Ce renversement diplomatique confère un véritable pouvoir aux Non-Alignés. Du coup, la transformation du Mouvement en une Organisation redevient un enjeu. Sans attendre que ce débat trouve une solution, la République islamique a mis en place un secrétariat provisoire pour les trois ans de sa présidence. Il est dirigé par une troïka composée de l’Iran et de l’Egypte bien sûr, et par le Venezuela qui s’affirme comme un acteur incontournable des relations internationales. Ces trois Etats représentent trois continents (Asie, Afrique, Amérique), mais aussi trois choix de société (une révolution spirituelle, l’acceptation du capitalisme libéral, le socialisme du XXIème siècle).
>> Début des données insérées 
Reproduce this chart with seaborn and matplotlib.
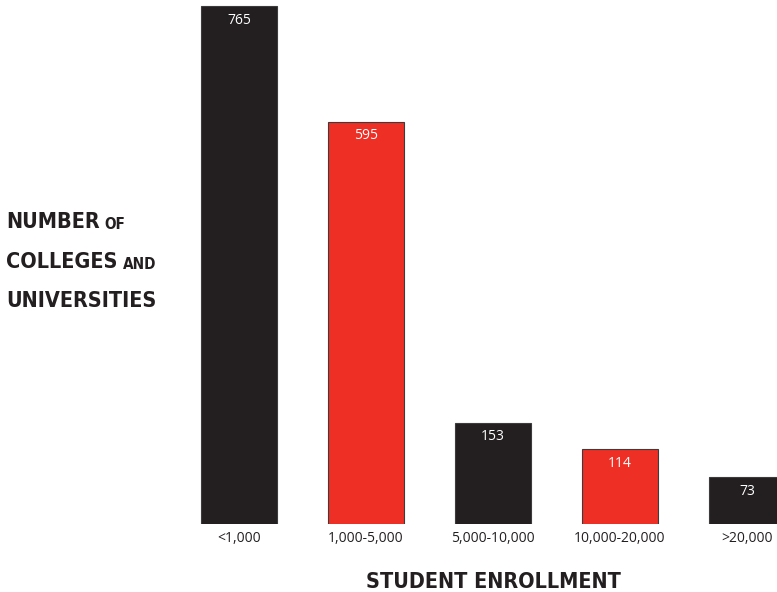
import matplotlib
matplotlib.use("Agg")
import matplotlib.pyplot as plt
from matplotlib import font_manager
import seaborn as sns
import pandas as pd

# Enrollment size bands and number of institutions in each
categories = ["<1,000", "1,000-5,000", "5,000-10,000", "10,000-20,000", ">20,000"]
counts = [765, 595, 153, 114, 73]
bar_colors = ["#231f20", "#ee2f25", "#231f20", "#ee2f25", "#231f20"]

sns.set_theme(style="white")
plt.rcParams["font.family"] = ["Open Sans", "DejaVu Sans"]


def pick_heading_font():
    """Prefer a narrow/condensed bold sans for the headings."""
    for f in font_manager.fontManager.ttflist:
        w = f.weight if isinstance(f.weight, int) else 700 if "bold" in str(f.weight) else 400
        name = f.name
        is_narrow = ("condensed" in str(f.stretch) or "Narrow" in name
                     or "Condensed" in name)
        if is_narrow and w >= 600 and "Mono" not in name and "Serif" not in name:
            return name, f.stretch
    return "Roboto", "normal"


head_family, head_stretch = pick_heading_font()
head_font = dict(family=[head_family, "DejaVu Sans"], weight="bold",
                 stretch=head_stretch, color="#231f20")

df = pd.DataFrame({"band": categories, "count": counts})

fig = plt.figure(figsize=(7.77, 5.92), dpi=100)
ax = fig.add_axes([175.5 / 777, 68 / 592, 1 - 175.5 / 777, 524 / 592])

sns.barplot(data=df, x="band", y="count", hue="band", palette=bar_colors,
            saturation=1, legend=False, width=0.6, edgecolor="#3c3c3c",
            linewidth=0.8, ax=ax)

ax.set_xlim(-0.5, 4.236)
ax.set_ylim(4.4, 774)
for s in ax.spines.values():
    s.set_visible(False)
ax.set_yticks([])
ax.set_xlabel("")
ax.set_ylabel("")
ax.tick_params(axis="x", length=0, pad=5, labelsize=10, labelcolor="#231f20")

# value labels just inside the top of each bar
for i, v in enumerate(counts):
    ax.annotate(str(v), xy=(i, v), xytext=(0, -14), textcoords="offset pixels",
                ha="center", va="center", color="white", fontsize=10)


def heading_line(y, big, small=None):
    t = fig.text(6 / 777, y, big, fontsize=15.5, va="baseline", ha="left", **head_font)
    if small:
        ax.annotate(small, xy=(1, 0), xycoords=t, xytext=(5, 0),
                    textcoords="offset pixels", ha="left", va="bottom",
                    fontsize=11, annotation_clip=False, **head_font)
    return t


heading_line(1 - 228 / 592, "NUMBER", "OF")
heading_line(1 - 268 / 592, "COLLEGES", "AND")
heading_line(1 - 307 / 592, "UNIVERSITIES")

fig.text(493 / 777, 1 - 588 / 592, "STUDENT ENROLLMENT", fontsize=15.5,
         ha="center", va="baseline", **head_font)

fig.savefig("out.png", dpi=100)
L’ouverture du Sommet a été l’occasion pour l’ayatollah Ali Khamenei d’adresser publiquement un conseil aux Etats-Unis : affranchissez-vous de l’influence israélienne et défendez vos intérêts propres, cessez de vous discréditer en soutenant les crimes israéliens. Comme en écho, le général Martin Dempsey, chef d’état-major des forces armées US, lui répondait quelques heures plus tard lors d’une conférence de presse à Londres. Après avoir critiqué comme vaines les intentions affichées par Israël de bombarder les sites nucléaires iraniens, il a déclaré que si Tel-Aviv passait à l’acte il ne souhaitait pas que Washington se rende complice de ce crime. Pour la première fois depuis l’expédition de Suez en 1956, un haut responsable US prévient que les Etats-Unis refuseront de soutenir les prochaines aventures de l’Etat sioniste.

En annonçant de cette manière un changement stratégique, Washington prend acte de la nouvelle donne et reconnaît le retour sur la scène internationale de l’Iran et des Non-Alignés.